Aber manche Wissenschaftler liefern eben doch auch Rezepte. Etwa die „No Covid“-Initiative. Zusammen mit einem Dutzend weiterer Forscher verschiedener Disziplinen schlagen Melanie Brinkmann und Michael Meyer-Hermann (der, der dem Ministerpräsidenten die Grenzen seiner Rechenmodelle aufzeigte) einen regionalen Inzidenzen-Unterbietungswettbewerb mit zeitlich beschränkten, dafür sehr konsequenten Corona-Maßnahmen vor. Obwohl die beiden Braunschweiger Forscher gefragte Politikberater auf Bundes- wie auf Landesebene sind, hat sich die Politik für einen anderen Weg entschieden.
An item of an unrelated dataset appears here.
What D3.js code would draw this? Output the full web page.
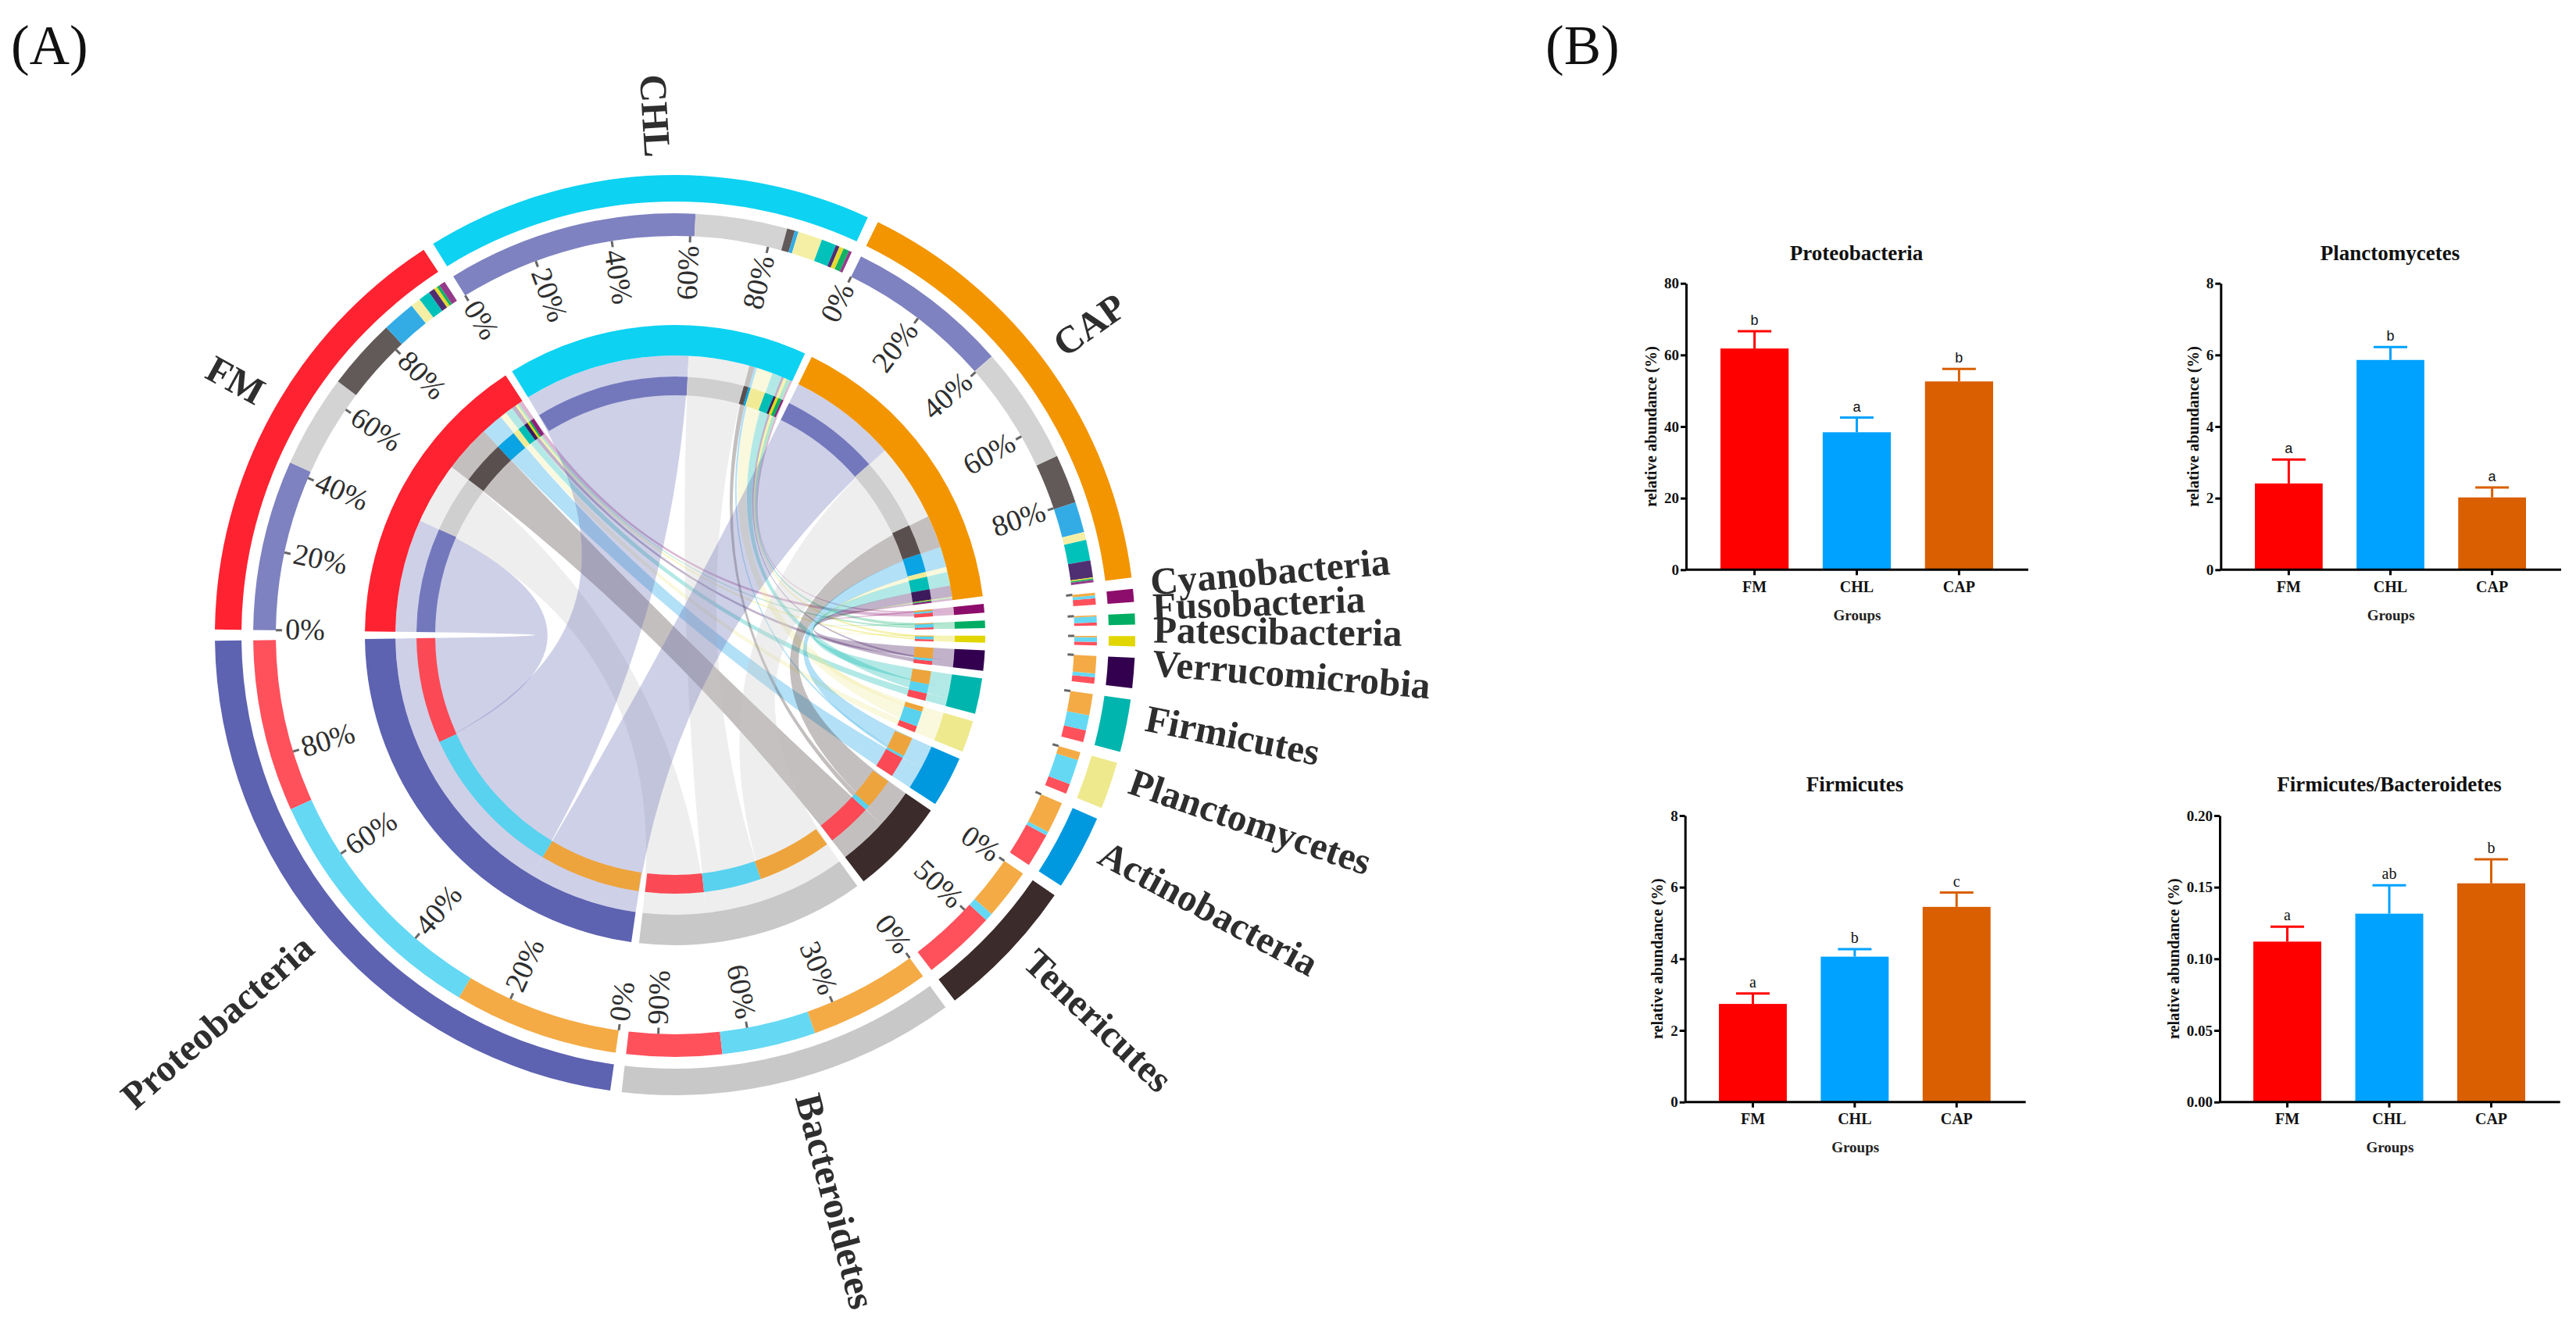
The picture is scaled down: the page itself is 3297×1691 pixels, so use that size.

Wurde die Wissenschaft deshalb in Deutschland zu wenig gehört, wie Brinkmann im Podcast-Gespräch gegenüber unserer Zeitung beklagt? Schwierig zu sagen. Aus naturwissenschaftlicher Sicht ist es wohl sicher, dass viele Infektionen und Corona-Tote vermieden worden wären, hätte die Politik im letzten Herbst härtere Kontaktbeschränkungen beschlossen. Aber politisch, gesellschaftlich und wirtschaftlich ist die Rechnung weniger eindeutig. Was bedeuten die Maßnahmen an Grundrechtseingriffen? Stoßen die Maßnahmen auf genügend Unterstützung in der Bevölkerung, ja in der eigenen Partei?

Fakt ist: In der Pandemie hat die Bedeutung der wissenschaftlichen Expertise für die Politik enorm zugenommen. Angesichts gigantischer Herausforderungen wie der Klimakrise spricht alles dafür, dass ihre Bedeutung weiter zunimmt. Die Grenzziehung zwischen den beiden Sphären wird dadurch nicht einfacher. Trotzdem war sie nie wichtiger.